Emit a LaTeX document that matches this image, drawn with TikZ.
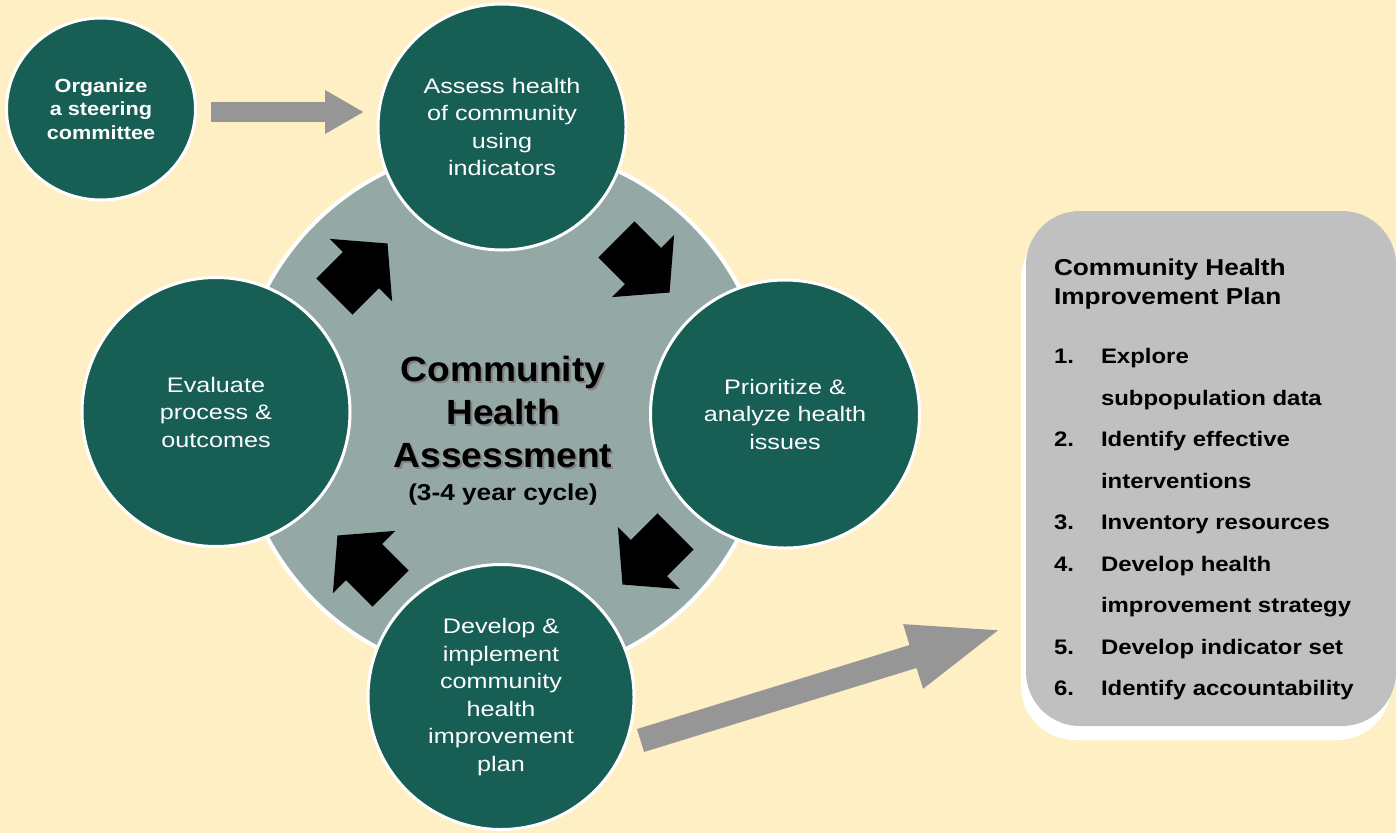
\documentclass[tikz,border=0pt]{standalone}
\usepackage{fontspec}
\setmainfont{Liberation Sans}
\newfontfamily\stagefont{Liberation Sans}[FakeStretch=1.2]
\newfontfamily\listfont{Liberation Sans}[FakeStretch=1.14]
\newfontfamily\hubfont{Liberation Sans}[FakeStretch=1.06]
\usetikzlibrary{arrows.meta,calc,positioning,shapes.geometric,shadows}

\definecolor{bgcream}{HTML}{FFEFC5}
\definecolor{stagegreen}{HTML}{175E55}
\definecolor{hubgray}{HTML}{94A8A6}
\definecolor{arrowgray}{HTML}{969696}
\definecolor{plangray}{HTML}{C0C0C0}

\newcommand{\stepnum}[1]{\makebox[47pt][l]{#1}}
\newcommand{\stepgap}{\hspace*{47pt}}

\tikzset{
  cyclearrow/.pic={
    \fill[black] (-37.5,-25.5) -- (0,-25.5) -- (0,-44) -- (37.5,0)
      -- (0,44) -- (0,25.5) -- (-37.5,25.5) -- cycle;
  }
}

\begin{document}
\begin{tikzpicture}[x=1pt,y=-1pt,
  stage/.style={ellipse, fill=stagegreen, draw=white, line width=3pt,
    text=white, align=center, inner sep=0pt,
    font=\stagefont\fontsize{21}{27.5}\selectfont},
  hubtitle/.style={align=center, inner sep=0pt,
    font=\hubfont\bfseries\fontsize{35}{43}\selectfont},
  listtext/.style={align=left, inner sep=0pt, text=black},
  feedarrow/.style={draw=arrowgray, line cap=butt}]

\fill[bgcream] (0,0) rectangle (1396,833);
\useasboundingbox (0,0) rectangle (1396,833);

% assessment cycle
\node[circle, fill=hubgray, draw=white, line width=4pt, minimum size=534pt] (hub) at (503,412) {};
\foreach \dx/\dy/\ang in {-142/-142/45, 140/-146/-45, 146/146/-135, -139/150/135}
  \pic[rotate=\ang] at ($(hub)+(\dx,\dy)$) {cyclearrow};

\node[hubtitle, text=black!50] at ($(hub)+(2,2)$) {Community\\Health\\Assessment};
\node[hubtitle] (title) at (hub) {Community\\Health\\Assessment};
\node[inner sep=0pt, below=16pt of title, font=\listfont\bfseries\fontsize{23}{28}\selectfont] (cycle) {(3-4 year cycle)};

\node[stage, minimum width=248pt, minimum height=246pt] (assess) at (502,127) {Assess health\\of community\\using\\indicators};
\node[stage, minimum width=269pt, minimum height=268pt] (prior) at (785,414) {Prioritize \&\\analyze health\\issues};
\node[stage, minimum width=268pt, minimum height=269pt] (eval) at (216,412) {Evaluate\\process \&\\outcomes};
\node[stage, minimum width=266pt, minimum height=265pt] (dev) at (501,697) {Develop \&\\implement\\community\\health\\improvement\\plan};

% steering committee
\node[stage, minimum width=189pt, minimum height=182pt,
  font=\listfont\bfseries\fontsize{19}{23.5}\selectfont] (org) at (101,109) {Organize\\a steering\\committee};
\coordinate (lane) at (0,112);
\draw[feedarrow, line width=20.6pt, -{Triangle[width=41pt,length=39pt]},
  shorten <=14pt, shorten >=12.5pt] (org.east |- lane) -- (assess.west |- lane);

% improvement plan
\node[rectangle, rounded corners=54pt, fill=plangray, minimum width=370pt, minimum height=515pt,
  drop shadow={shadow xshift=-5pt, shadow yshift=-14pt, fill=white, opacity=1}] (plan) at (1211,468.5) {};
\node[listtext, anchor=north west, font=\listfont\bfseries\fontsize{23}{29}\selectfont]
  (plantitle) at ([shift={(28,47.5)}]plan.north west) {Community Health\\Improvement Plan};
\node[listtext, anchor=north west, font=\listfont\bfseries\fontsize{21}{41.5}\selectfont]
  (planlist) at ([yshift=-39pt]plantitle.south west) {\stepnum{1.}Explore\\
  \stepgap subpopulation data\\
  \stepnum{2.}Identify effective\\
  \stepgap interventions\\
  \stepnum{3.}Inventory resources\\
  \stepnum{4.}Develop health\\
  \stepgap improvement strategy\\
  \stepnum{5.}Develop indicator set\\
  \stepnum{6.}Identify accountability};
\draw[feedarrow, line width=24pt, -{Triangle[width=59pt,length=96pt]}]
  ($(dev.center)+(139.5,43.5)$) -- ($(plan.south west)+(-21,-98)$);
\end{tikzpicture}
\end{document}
######
**Task details:** Retype the whole listing, keeping every line identical and omitting all pictures.

**Written response:**
Emit a LaTeX document that matches this image, drawn with TikZ.
\documentclass[tikz,border=0pt]{standalone}
\usepackage{fontspec}
\setmainfont{Liberation Sans}
\newfontfamily\stagefont{Liberation Sans}[FakeStretch=1.2]
\newfontfamily\listfont{Liberation Sans}[FakeStretch=1.14]
\newfontfamily\hubfont{Liberation Sans}[FakeStretch=1.06]
\usetikzlibrary{arrows.meta,calc,positioning,shapes.geometric,shadows}

\definecolor{bgcream}{HTML}{FFEFC5}
\definecolor{stagegreen}{HTML}{175E55}
\definecolor{hubgray}{HTML}{94A8A6}
\definecolor{arrowgray}{HTML}{969696}
\definecolor{plangray}{HTML}{C0C0C0}

\newcommand{\stepnum}[1]{\makebox[47pt][l]{#1}}
\newcommand{\stepgap}{\hspace*{47pt}}

\tikzset{
  cyclearrow/.pic={
    \fill[black] (-37.5,-25.5) -- (0,-25.5) -- (0,-44) -- (37.5,0)
      -- (0,44) -- (0,25.5) -- (-37.5,25.5) -- cycle;
  }
}

\begin{document}
\begin{tikzpicture}[x=1pt,y=-1pt,
  stage/.style={ellipse, fill=stagegreen, draw=white, line width=3pt,
    text=white, align=center, inner sep=0pt,
    font=\stagefont\fontsize{21}{27.5}\selectfont},
  hubtitle/.style={align=center, inner sep=0pt,
    font=\hubfont\bfseries\fontsize{35}{43}\selectfont},
  listtext/.style={align=left, inner sep=0pt, text=black},
  feedarrow/.style={draw=arrowgray, line cap=butt}]

\fill[bgcream] (0,0) rectangle (1396,833);
\useasboundingbox (0,0) rectangle (1396,833);

% assessment cycle
\node[circle, fill=hubgray, draw=white, line width=4pt, minimum size=534pt] (hub) at (503,412) {};
\foreach \dx/\dy/\ang in {-142/-142/45, 140/-146/-45, 146/146/-135, -139/150/135}
  \pic[rotate=\ang] at ($(hub)+(\dx,\dy)$) {cyclearrow};

\node[hubtitle, text=black!50] at ($(hub)+(2,2)$) {Community\\Health\\Assessment};
\node[hubtitle] (title) at (hub) {Community\\Health\\Assessment};
\node[inner sep=0pt, below=16pt of title, font=\listfont\bfseries\fontsize{23}{28}\selectfont] (cycle) {(3-4 year cycle)};

\node[stage, minimum width=248pt, minimum height=246pt] (assess) at (502,127) {Assess health\\of community\\using\\indicators};
\node[stage, minimum width=269pt, minimum height=268pt] (prior) at (785,414) {Prioritize \&\\analyze health\\issues};
\node[stage, minimum width=268pt, minimum height=269pt] (eval) at (216,412) {Evaluate\\process \&\\outcomes};
\node[stage, minimum width=266pt, minimum height=265pt] (dev) at (501,697) {Develop \&\\implement\\community\\health\\improvement\\plan};

% steering committee
\node[stage, minimum width=189pt, minimum height=182pt,
  font=\listfont\bfseries\fontsize{19}{23.5}\selectfont] (org) at (101,109) {Organize\\a steering\\committee};
\coordinate (lane) at (0,112);
\draw[feedarrow, line width=20.6pt, -{Triangle[width=41pt,length=39pt]},
  shorten <=14pt, shorten >=12.5pt] (org.east |- lane) -- (assess.west |- lane);

% improvement plan
\node[rectangle, rounded corners=54pt, fill=plangray, minimum width=370pt, minimum height=515pt,
  drop shadow={shadow xshift=-5pt, shadow yshift=-14pt, fill=white, opacity=1}] (plan) at (1211,468.5) {};
\node[listtext, anchor=north west, font=\listfont\bfseries\fontsize{23}{29}\selectfont]
  (plantitle) at ([shift={(28,47.5)}]plan.north west) {Community Health\\Improvement Plan};
\node[listtext, anchor=north west, font=\listfont\bfseries\fontsize{21}{41.5}\selectfont]
  (planlist) at ([yshift=-39pt]plantitle.south west) {\stepnum{1.}Explore\\
  \stepgap subpopulation data\\
  \stepnum{2.}Identify effective\\
  \stepgap interventions\\
  \stepnum{3.}Inventory resources\\
  \stepnum{4.}Develop health\\
  \stepgap improvement strategy\\
  \stepnum{5.}Develop indicator set\\
  \stepnum{6.}Identify accountability};
\draw[feedarrow, line width=24pt, -{Triangle[width=59pt,length=96pt]}]
  ($(dev.center)+(139.5,43.5)$) -- ($(plan.south west)+(-21,-98)$);
\end{tikzpicture}
\end{document}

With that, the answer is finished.